October, 2007
By Catey Sullivan
Amid his extraordinary outpouring of dramas, tragedies and comedies, Shakespeare penned only one openly, inarguably gay love story. It's in The Merchant of Venice: Antonio loves Bassanio, as obviously and as passionately as Romeo loved Juliet. But although the text leaves no room for doubt, it's a love story that -- at least in every last one of the dozen or so productions of Merchant we've seen -- is invariably (mis)interpreted and presented as deep friendship. Until now.
With Merchant on Venice, playwright Shishir Kurup unleashes a Bollywood-infused variation on Shakespeare's troubling drama. And amid this cinematic kaleidoscope spangled with unexpected humor and fizzified with pop-culture references, we get the anguished, unrequited love story that is usually, unforgivably presented as platonic.
Directed by Stuart Carden for the Silk Road Theatre Project, Merchant on Venice retains the dark currents of the original while deliriously colliding headlong into the Indian equivalent of a Busby Berkeley spectacular. Playing up the sorrow-drenched subplot of unrequited love between the Hindu businessman Devendra and his soon-to-be-engaged (to a woman) best friend Jitendra isn't the only departure Kurup takes from the original in this genre-bending mix of glittering saris, shocking social study and gleeful romance.
Kurup moves the story from 13th century Venice, Italy, to 21st century Venice, Calif., throws in a layer of punk rock, and transforms the dialogue into an urgently accessible barrage of poetry that's rooted in rhythm rather than rhyme. Yet there's reverence in here for the Bard, even as he's revamped. The essential plot remains simple and brutal: Sharuk is a devout Muslim businessman trying to live in peace among a majority population of Hindus who openly deride him as the scum of the earth. The Hindu Devendra, eyes rolling at the ridiculousness of the deal, borrows a tidy sum from Sharuk, agreeing to become a eunuch if he can't repay the loan.

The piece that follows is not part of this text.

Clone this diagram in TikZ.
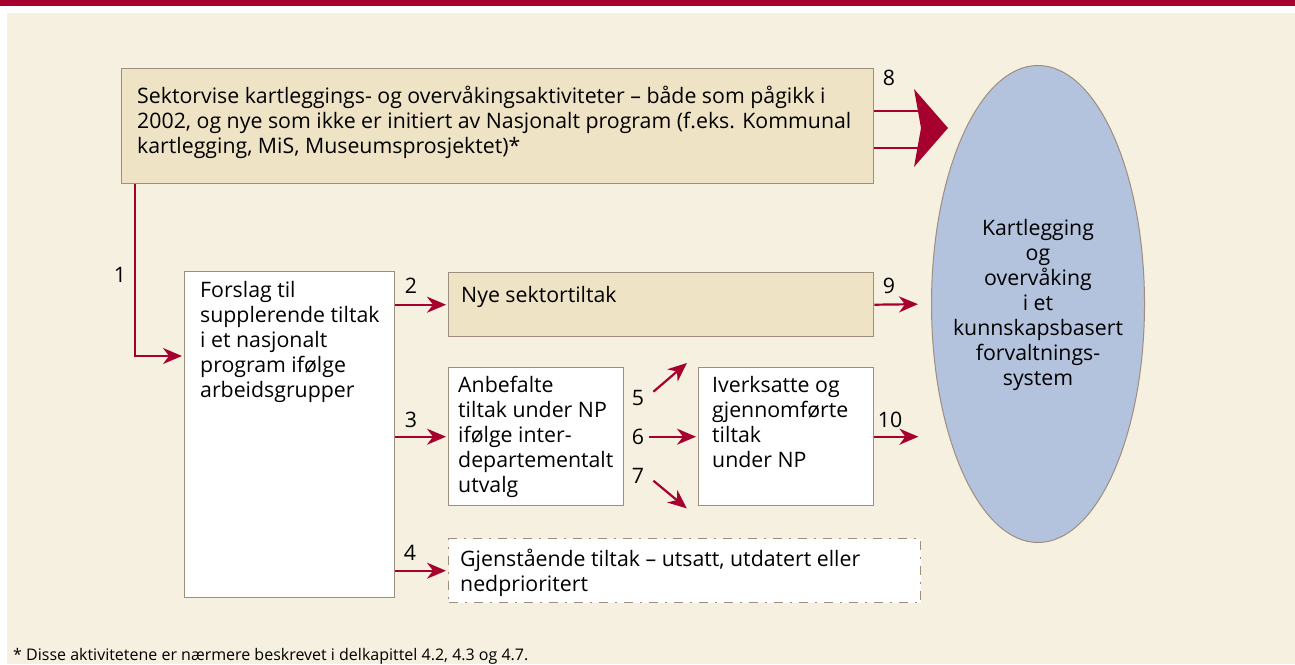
\documentclass[tikz,border=0pt]{standalone}
\usepackage{fontspec}
\setmainfont{Open Sans}
\usetikzlibrary{arrows.meta,shapes.geometric,calc}

\definecolor{npred}{HTML}{A6002F}
\definecolor{npcream}{HTML}{F6F0E1}
\definecolor{npbeige}{HTML}{EFE3C6}
\definecolor{npedge}{HTML}{9E8E7E}
\definecolor{npblue}{HTML}{B3C3DD}
\newcommand{\npfont}{\fontsize{21.3}{25}\selectfont}
\newcommand{\fnfont}{\fontsize{16}{18}\selectfont}

\begin{document}
\begin{tikzpicture}[x=1pt, y=-1pt,
    box/.style = {draw=npedge, line width=1.4pt, anchor=north west, inner sep=0pt},
    txt/.style = {anchor=north west, align=left, inner sep=0pt, font=\npfont},
    num/.style = {inner sep=0pt, font=\npfont},
    arr/.style = {npred, line width=2.2pt, shorten >=2pt, -{Stealth[length=19pt,width=16pt,inset=6pt]}}]
        \useasboundingbox (0,0) rectangle (1295,664);
        \fill [white] (0,0) rectangle (1295,664);
        \fill [npred] (0,0) rectangle (1295,6);
        \fill [npcream] (7,13) rectangle (1295,664);

        \node [box, fill=npbeige, minimum width=752pt, minimum height=115pt] (sekt) at (121,68) {};
        \node [txt] (sekttxt) at (137,86) {Sektorvise kartleggings- og overvåkingsaktiviteter – både som pågikk i\\2002, og nye som ikke er initiert av Nasjonalt program (f.eks. Kommunal\\kartlegging, MiS, Museumsprosjektet)*};
        \node [box, fill=white, minimum width=210pt, minimum height=326pt] (forslag) at (184,271) {};
        \node [txt] (forslagtxt) at (200,281) {Forslag til\\supplerende tiltak\\i et nasjonalt\\program ifølge\\arbeidsgrupper};
        \node [box, fill=npbeige, minimum width=425pt, minimum height=64pt] (nye) at (448,272) {};
        \node [txt] (nyetxt) at (461,286) {Nye sektortiltak};
        \node [box, fill=white, minimum width=175pt, minimum height=138pt] (anb) at (448,367) {};
        \node [txt] (anbtxt) at (458,376) {Anbefalte\\tiltak under NP\\ifølge inter-\\departementalt\\utvalg};
        \node [box, fill=white, minimum width=175pt, minimum height=138pt] (iverk) at (698,367) {};
        \node [txt] (iverktxt) at (712,376) {Iverksatte og\\gjennomførte\\tiltak\\under NP};
        \node [box, fill=white, dash pattern=on 9pt off 7pt on 2pt off 7pt, minimum width=472pt, minimum height=64pt] (gjen) at (448,538) {};
        \node [txt] (gjentxt) at (460,549) {Gjenstående tiltak – utsatt, utdatert eller\\nedprioritert};
        \node [ellipse, draw=npedge, line width=1pt, fill=npblue, minimum width=213pt, minimum height=477pt,
          inner sep=0pt] (mal) at (1038,304) {};
        \node [align=center, inner sep=0pt, font=\npfont] (maltxt) at ([yshift=-1pt]mal.center)
          {Kartlegging\\og\\overvåking\\i et\\kunnskapsbasert\\forvaltnings-\\system};

        \draw [arr] ([xshift=14pt]sekt.south west) |- ($(forslag.north west)+(0,85)$);
        \draw [arr] (forslag.east |- nye.west) -- (nye.west);
        \draw [arr] (forslag.east |- anb.west) -- (anb.west);
        \draw [arr] (forslag.east |- gjen.west) -- (gjen.west);
        \draw [arr] ($(anb.east)+(29,-45)$) -- ($(anb.east)+(64,-75)$);
        \draw [arr] ($(anb.east)+(25,0)$) -- (iverk.west);
        \draw [arr] ($(anb.east)+(29,44)$) -- ($(anb.east)+(64,73)$);
        \draw [arr, shorten >=13pt] (nye.east) -- (mal.west);
        \draw [arr] (iverk.east) -- ++(46,0);
        \draw [npred, line width=2pt] ([yshift=15.5pt]sekt.east) -- ++(45,0) ([yshift=-21.5pt]sekt.east) -- ++(45,0);
        \fill [npred] (914,89) -- (948,128) -- (914,167) -- (921,128) -- cycle;

        \node [num] (n1) at (120,275) {1};
        \node [num] (n2) at (411,286) {2};
        \node [num] (n3) at (411,420) {3};
        \node [num] (n4) at (410,553) {4};
        \node [num] (n5) at (638,398) {5};
        \node [num] (n6) at (638,437) {6};
        \node [num] (n7) at (638,476) {7};
        \node [num] (n8) at (889,78) {8};
        \node [num] (n9) at (889,286) {9};
        \node [num] (n10) at (890,420) {10};

        \node [anchor=base west, inner sep=0pt, font=\fnfont] (note) at (13,660) {* Disse aktivitetene er nærmere beskrevet i delkapittel 4.2, 4.3 og 4.7.};
      \end{tikzpicture}
\end{document}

It's that bit of usury (the Jewish merchant Shylock demands a pound of flesh in the original) that contributes to the oft-heard cry that Merchant is hatefully anti-Semitic. And to be sure, predatory lenders are generally evil creatures who send the desperate into financial death spirals with gleaming, seductive and false promises of painless bailouts. But in the final act of Shakespeare's Merchant, it isn't the money-lending Merchant who comes off badly. It's the Christians who reveal themselves to be ruthless, sadistic bigots utterly unfamiliar with the concepts of forgiveness and mercy. As for the Merchant's barbaric repayment plan, he's learned barbarism at the feet of the masters -- the genuflecting, devout souls who have taunted, ridiculed, shunned and spat on him his entire life.

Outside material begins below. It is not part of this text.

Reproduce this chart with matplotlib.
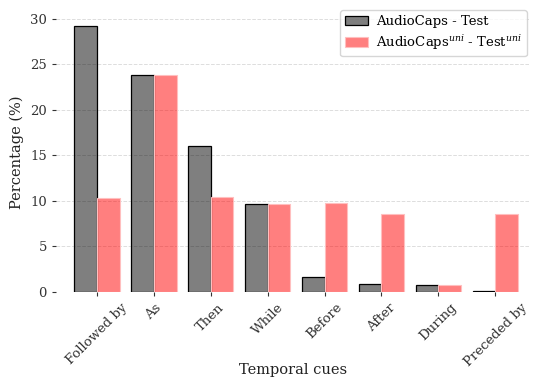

Kurup knows his source material well. It's risky business, tinkering with Shakespeare, especially in familiar passages such as the third act showstopper that belongs to the Merchant. You know this passage, or at least parts of it ("If you prick us, do we not bleed?"). It's a heart-rending monologue that begins as the Merchant, confronted yet again with someone who treats him like a rabid dog, unleashes an agonized series of rhetorical questions in a searing plea for the basic recognition of his humanity. When that recognition doesn't come, the Merchant's words turn bitter -- the poisonous, vengeful harvest of soul-warping hatred, meticulously sown by a lifetime of oppression. Reformed in a modern vernacular, the speech reverberates with the force of a roaring, ill-favored wind.
Shakespeare's play ends somewhere in the disquieting limbo between tragedy and comedy; Kurup changes course, giving his Merchant a tickling twist in the final scene that ensures the thing lands sunny-side up. Even so, Merchant on Venice does not exist squarely in happyland: Hope is tempered with harsh reality. Tellingly, Kurup has Devendra lose his fortune after a series of factory explosions in Bhopal, a plot point that immediately calls to mind the carnage that came in 1984 when several Union Carbide factories blew up in that same city. (More than 22,000 Indians died after Union Carbide sent 40 tons of lethal gasses into the air.) There's no balm that can erase such horrors, just as there's no easy remedy to the inherent violence borne of millennia of prejudice. Unease lurks ever so subtly in the final scene of Merchant, a shadow stretched underneath a patina of shiny joy. As the straight couple basks in the glow of happily-ever-after, the bridegroom's best friend, longing to be more, smiles through the anguish of the unrequited. The implication is clear: Globally, there just may come a day when religion is powered as much by goodness as it is by hatred. Individually, hearts will be breaking until the end of days.